The franchisee hopes to reopen in the next few weeks. Nick Ut / AP Images

A Dunkin’ branch in Colorado Springs has temporarily closed its doors because it is struggling to find workers amid the labor shortage, The Gazette reported

Alex Apodaca, chief operating officer at JB Partners, an Arizona-based franchisee that manages seven Dunkin’ stores in the area, told the outlet: “We just can’t get people to work.” 

The west-side Dunkin’ on Colorado Avenue has been operating for 55 years. The store would usually have 15 employees on its rota. But that fell to three just before the store closed, Apodaca said. 

“We’re in a major labor crisis and that is the 100% reason why we’re closed,” he added. “No other reason.”

Dunkin’, which underwent a rebranding in 2018 that changed the store’s name from Dunkin’ Donuts, is not alone in its struggle, however.

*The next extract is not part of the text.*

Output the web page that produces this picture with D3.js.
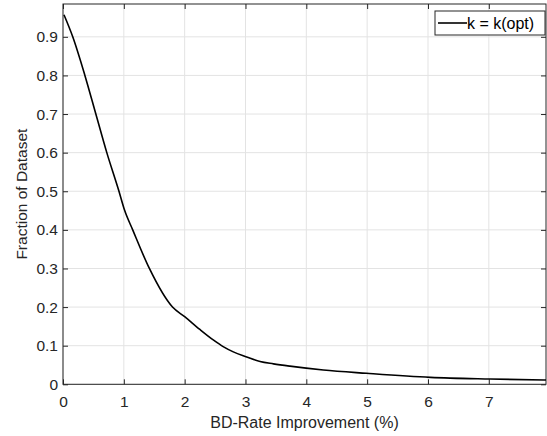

Other businesses in the US are still grappling with a labor shortage, months after their states cut enhanced jobless benefits.

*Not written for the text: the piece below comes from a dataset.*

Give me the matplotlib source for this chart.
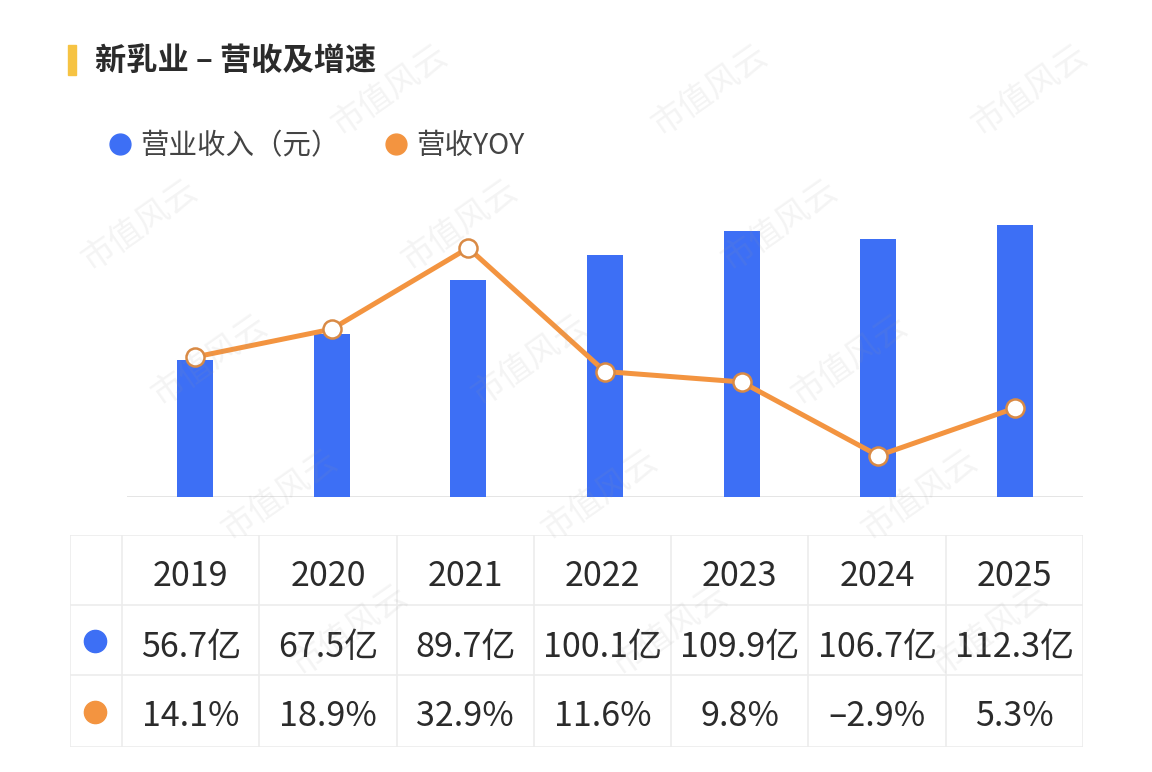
import matplotlib
matplotlib.use("Agg")
import matplotlib.pyplot as plt
from matplotlib.lines import Line2D
import numpy as np

plt.rcParams['font.family'] = ['Noto Sans CJK SC', 'DejaVu Sans']

# ---------------- data ----------------
years = ["2019", "2020", "2021", "2022", "2023", "2024", "2025"]
revenue = [56.7, 67.5, 89.7, 100.1, 109.9, 106.7, 112.3]      # 亿元
yoy = [14.1, 18.9, 32.9, 11.6, 9.8, -2.9, 5.3]                 # %
title = "新乳业 – 营收及增速"
legend_labels = ["营业收入（元）", "营收YOY"]
watermark = "市值风云"

BLUE = "#3d6ff5"
ORANGE = "#f39440"
ORANGE_EDGE = "#d98a45"
TEXT = "#2b2b2b"
GRID = "#ececec"

W, H = 1152, 772
fig = plt.figure(figsize=(W / 100, H / 100), dpi=100)
fig.patch.set_facecolor("white")


def fx(px):
    return px / W


def fy(py):
    return 1 - py / H


# ---------------- chart ----------------
ax = fig.add_axes([fx(126.6), fy(497), fx(956.7), (497 - 200) / H])
x = np.arange(len(years))
ax.bar(x, revenue, width=0.263, color=BLUE, zorder=2)
ax.set_xlim(-0.5, 6.5)
ax.set_ylim(0, 122.7)
ax.axhline(0, color="#e2e2e2", lw=2, zorder=1)
ax.axis("off")

ax2 = ax.twinx()
ax2.plot(x, yoy, color=ORANGE, lw=3.6, zorder=3, solid_capstyle="round",
         marker="o", markersize=13, markerfacecolor="white",
         markeredgecolor=ORANGE_EDGE, markeredgewidth=1.8)
ax2.set_ylim(-10.03, 41.17)
ax2.set_xlim(-0.5, 6.5)
ax2.axis("off")

# ---------------- title & legend ----------------
fig.patches.append(plt.Rectangle((fx(68), fy(75)), fx(8), (75 - 45) / H,
                                 transform=fig.transFigure, color="#f6c343"))
fig.text(fx(95), fy(61), title, fontsize=22.5, fontweight="bold", color=TEXT,
         va="center", ha="left")

leg_handles = [
    Line2D([], [], ls="none", marker="o", markersize=15, color=BLUE),
    Line2D([], [], ls="none", marker="o", markersize=15, color=ORANGE),
]
fig.legend(leg_handles, legend_labels, loc="center left",
           bbox_to_anchor=(fx(80), fy(146)), ncol=2, frameon=False,
           fontsize=20.5, handletextpad=0.2, columnspacing=1.5,
           labelcolor="#444444", handlelength=1.0)

# ---------------- table ----------------
tx0, tx1, ty0, ty1 = 70, 1083, 535, 747
tab = fig.add_axes([fx(tx0), fy(ty1), fx(tx1 - tx0), (ty1 - ty0) / H])
tab.set_xlim(tx0, tx1)
tab.set_ylim(ty1, ty0)
tab.axis("off")
first_w = 52
col_w = (tx1 - tx0 - first_w) / len(years)
row_edges = [535, 605, 675, 747]
col_edges = [tx0, tx0 + first_w] + [tx0 + first_w + col_w * (i + 1) for i in range(len(years))]
for yv in row_edges:
    tab.plot([tx0, tx1], [yv, yv], color=GRID, lw=1.2)
for xv in col_edges:
    tab.plot([xv, xv], [ty0, ty1], color=GRID, lw=1.2)

row_centers = [(row_edges[i] + row_edges[i + 1]) / 2 for i in range(3)]
for i, yr in enumerate(years):
    cx = tx0 + first_w + col_w * (i + 0.5)
    tab.text(cx, row_centers[0] + 7, yr, ha="center", va="center",
             fontsize=24.5, fontweight="medium", color=TEXT)
    tab.text(cx, row_centers[1] + 7, f"{revenue[i]:.1f}亿", ha="center", va="center",
             fontsize=24.5, color=TEXT)
    g = yoy[i]
    gs = f"{g:.1f}%" if g >= 0 else f"–{abs(g):.1f}%"
    tab.text(cx, row_centers[2] + 6, gs, ha="center", va="center",
             fontsize=24.5, color=TEXT)
tab.plot([95], [row_centers[1] + 1], marker="o", markersize=16, color=BLUE, ls="none")
tab.plot([95], [row_centers[2] + 1], marker="o", markersize=16, color=ORANGE, ls="none")

# ---------------- watermark ----------------
for i in range(6):
    for j in range(6):
        wx = -250 + 320 * j + 70 * i
        wy = 90 + 135 * i
        if 70 < wx < W - 70 and 60 < wy < H - 60:
            fig.text(fx(wx), fy(wy), watermark, fontsize=24, color="#9a9a9a",
                     alpha=0.11, rotation=35, ha="center", va="center",
                     fontweight="light", zorder=10)

fig.savefig("out.png", dpi=100, facecolor="white")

Ray Sykes, who owns the Italian restaurant Arabellas in Winter Haven, told The Ledger he had to hire workers still at high school who have very little experience, or in some cases, none at all.

In late August, at least three Chick-fil-A restaurants in Alabama closed their dining rooms because they didn’t have enough employees to keep them open. Two more started shutting early “due to extremely short staffing,” Insider’s Grace Dean reported.

In the case of Dunkin’, JB Partners had already closed and reopened at least two of its Springs locations over the past 18 months, due to a hiring crisis. 

“That part of town, it’s a little bit more difficult with hiring,” Apodaca told The Gazette. “I guarantee you, if we were two or three miles west, or two or three east, we wouldn’t have the same problem. But for some reason, that pocket is just really difficult to find people that want to work.”

The franchisee hopes to reopen in the coming weeks, according to Apodaca.